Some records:
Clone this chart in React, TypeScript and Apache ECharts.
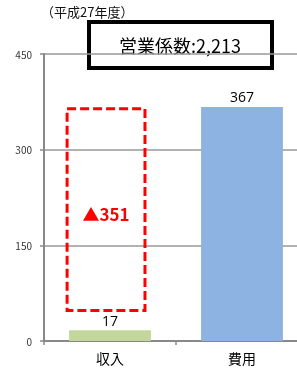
import React, { useEffect, useRef } from "react";
import * as echarts from "echarts";

const categories = ["収入", "費用"];
const values = [17, 367];
const barColors = ["#C3D69B", "#8DB3E2"];
const yTicks = { min: 0, max: 450, interval: 150 };
const periodLabel = "（平成27年度）";
const coefficientLabel = "営業係数:2,213";
const deficitLabel = "▲351";
const deficitBox = [48, 364]; // annotation box range on value axis
const deficitTextValue = 200;

export default function App() {
  const ref = useRef<HTMLDivElement>(null);
  useEffect(() => {
    if (!ref.current) return;
    const chart = echarts.init(ref.current, null, { renderer: "svg" });
    chart.setOption({
      animation: false,
      textStyle: { fontFamily: "'Noto Sans CJK JP', 'Noto Sans', sans-serif" },
      title: {
        text: periodLabel,
        left: 36,
        top: 0,
        textStyle: { fontSize: 13, fontWeight: "normal", color: "#111" },
      },
      graphic: [
        {
          type: "group",
          left: 87,
          top: 20,
          children: [
            {
              type: "rect",
              shape: { x: 0, y: 0, width: 183, height: 46 },
              style: { fill: "#fff", stroke: "#000", lineWidth: 4 },
            },
            {
              type: "text",
              x: 91,
              y: 23,
              style: {
                text: coefficientLabel,
                fill: "#000",
                font: "18px 'Noto Sans CJK JP', sans-serif",
                align: "center",
                verticalAlign: "middle",
              },
            },
          ],
          z: 100,
        },
      ],
      grid: {
        left: 44,
        width: 264,
        top: 54,
        bottom: 28,
        containLabel: false,
        outerBoundsMode: "none",
      },
      xAxis: {
        type: "category",
        data: categories,
        axisLine: { lineStyle: { color: "#888", width: 2 } },
        axisTick: { show: true, length: 4, lineStyle: { color: "#888", width: 1.5 } },
        axisLabel: { color: "#000", fontSize: 14, margin: 10 },
      },
      yAxis: {
        type: "value",
        min: yTicks.min,
        max: yTicks.max,
        interval: yTicks.interval,
        axisLine: { show: true, lineStyle: { color: "#888", width: 2 } },
        axisTick: { show: true, length: 4, lineStyle: { color: "#888", width: 1.5 } },
        axisLabel: { color: "#333", fontSize: 10, margin: 12 },
        splitLine: { lineStyle: { color: "#999", width: 1.5 } },
      },
      series: [
        {
          type: "bar",
          data: values.map((v, i) => ({ value: v, itemStyle: { color: barColors[i] } })),
          barWidth: "62%",
          label: {
            show: true,
            position: "top",
            color: "#000",
            fontSize: 14,
            distance: 3,
            fontFamily: "'Open Sans', sans-serif",
          },
        },
        {
          type: "custom",
          data: [[0, deficitBox[0], deficitBox[1], deficitTextValue]],
          z: 10,
          renderItem: (params: any, api: any) => {
            const cat = api.value(0);
            const bottom = api.coord([cat, api.value(1)]);
            const top = api.coord([cat, api.value(2)]);
            const txt = api.coord([cat, api.value(3)]);
            const bandW = api.size([1, 0])[0];
            const w = bandW * 0.59;
            const cx = bottom[0] - bandW * 0.03;
            return {
              type: "group",
              children: [
                {
                  type: "rect",
                  shape: { x: cx - w / 2, y: top[1], width: w, height: bottom[1] - top[1] },
                  style: {
                    fill: "none",
                    stroke: "#FF0000",
                    lineWidth: 3,
                    lineDash: [9, 4],
                  },
                },
                {
                  type: "text",
                  x: cx,
                  y: txt[1],
                  style: {
                    text: deficitLabel,
                    fill: "#FF0000",
                    font: "bold 17px 'Noto Sans CJK JP', sans-serif",
                    align: "center",
                    verticalAlign: "middle",
                  },
                },
              ],
            };
          },
        },
      ],
    });
    return () => chart.dispose();
  }, []);
  return <div ref={ref} style={{ width: 297, height: 369, position: "fixed", left: 0, top: 0 }} />;
}
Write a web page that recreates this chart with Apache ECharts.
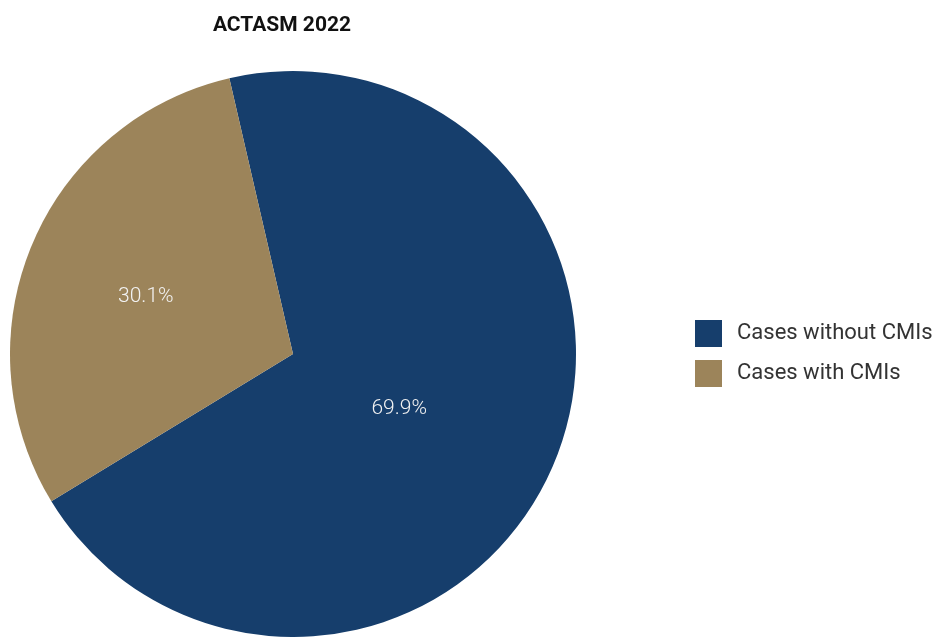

§ **EXERCISE AIM**: Write out the lines from the start of the material to the line with "import * as", inclusive and exactly. Skip the pictures.

§ **REPLY**:
Clone this chart in React, TypeScript and Apache ECharts.
import React, { useEffect, useRef } from "react";
import * as echarts from "echarts";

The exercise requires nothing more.